While I will be here and preaching at St. James’ this Sunday (July 1), next week and for the next ten days, I’ll be covering the General Convention of the Episcopal Church again, which meets every three years -- this year in Indianapolis -- from July 4 through July 12. I’ve had the pleasure of attending the last four General Conventions as an issues writer for the Diocese of Virginia’s daily publication called The Center Aisle.

Our days while covering General Convention are long and full. But at night, when the stories are written and the publication is put to bed, but before we put ourselves to bed, I often join others for a late dinner.

One evening during the General Convention in Anaheim, there were five or six of us at the dinner table, enjoying our pre-dinner drinks, and the waiter -- who recognized us as customers the past three or four evenings in a row -- asked,

“What convention are you with?”

One of us said, “The Episcopal Church.”

He said, “Oh, that’s great! We love having you all here… last month there were a bunch of Christians here…”

Sigh.

I know what he was saying: we were fun, we enjoyed our cocktails, we seemed open-minded... heck, almost like regular people.

How sad that in his mind -- as in the minds of many of those in their 20s and 30s -- “fun, regular, expansive, open-minded, joyful” is a contradiction with “Christian.”

His comment touched a nerve with me. Something I’ve noticed over the years is that in many Episcopalians’ reaction against the dour, aggressive, judgmental “religionist” attitudes that we don’t like, we’ve become reluctant to claim the name “Christian” as our own, or to say the name “Jesus” very often, for fear of being tagged as “one of them.”

But as I said in my sermon this past Sunday, the Episcopal Church is just that: a Church.

It’s a community which has Jesus at its center -- it is not a political movement (of the right or of the left) with a specific cause (or enemy) at its center.

Yes, Jesus at our center. I heard someone say at a recent gathering of young clergy: “How could I have gone to church my whole life and not heard about this man Jesus?”

“Jesus” -- plain old “Jesus,” not substituted by the supposedly more safe “Christ” or qualified by “Jesus Christ” -- is a term -- a Name -- that I refuse, and we as Episcopalians, should refuse, to surrender.

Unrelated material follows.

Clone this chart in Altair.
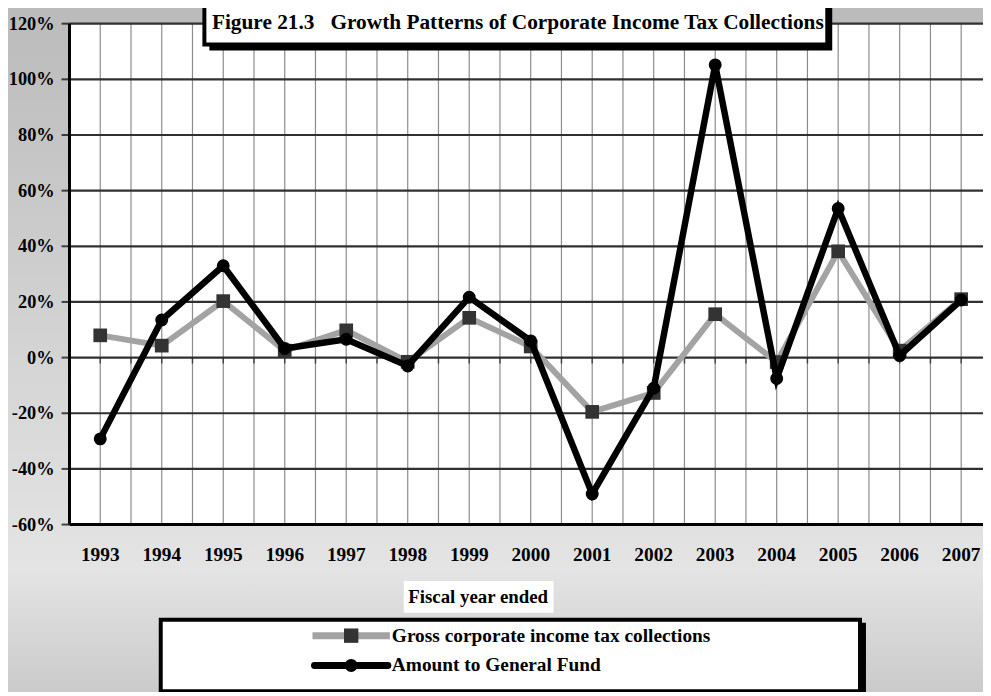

We are Episcopalians; we are Christians; we love Jesus; we take our Bibles seriously. That we come to different conclusions than many other of our brothers and sisters in Christ on the role of women in full leadership positions and the full inclusion of gays and lesbians in the life of church does not mean anyone else is the legitimate owner of the Bible. And we have every bit as much right as any other Christians to terms like “orthodox,” “historical,” and “Bible-believing.”

And to the Name that is above every name: Jesus.

Comments

  1. I wonder -- what if they saw more OF Jesus (how we live our faith) and heard less ABOUT Jesus ("you must repent and believe or go to hell")? I am Episcopalian but I'm also Christian. If I want people to hear what I say and have to identify myself, it gives me more of a chance to be heard whereas if I say "Christian", right off the bat some start to put up their defenses and don't hear what I say. So maybe I just need to show them first?

    Good post. Thanks for sharing.

    ReplyDelete
  2. Well, I agree with the blogger. In our reaction to fundamentalism and bibliolatry; in our concern with "growing the Church"; we have somehow drifted away from the proclamationl, "Jesus is Lord!" Thank you for this blog post.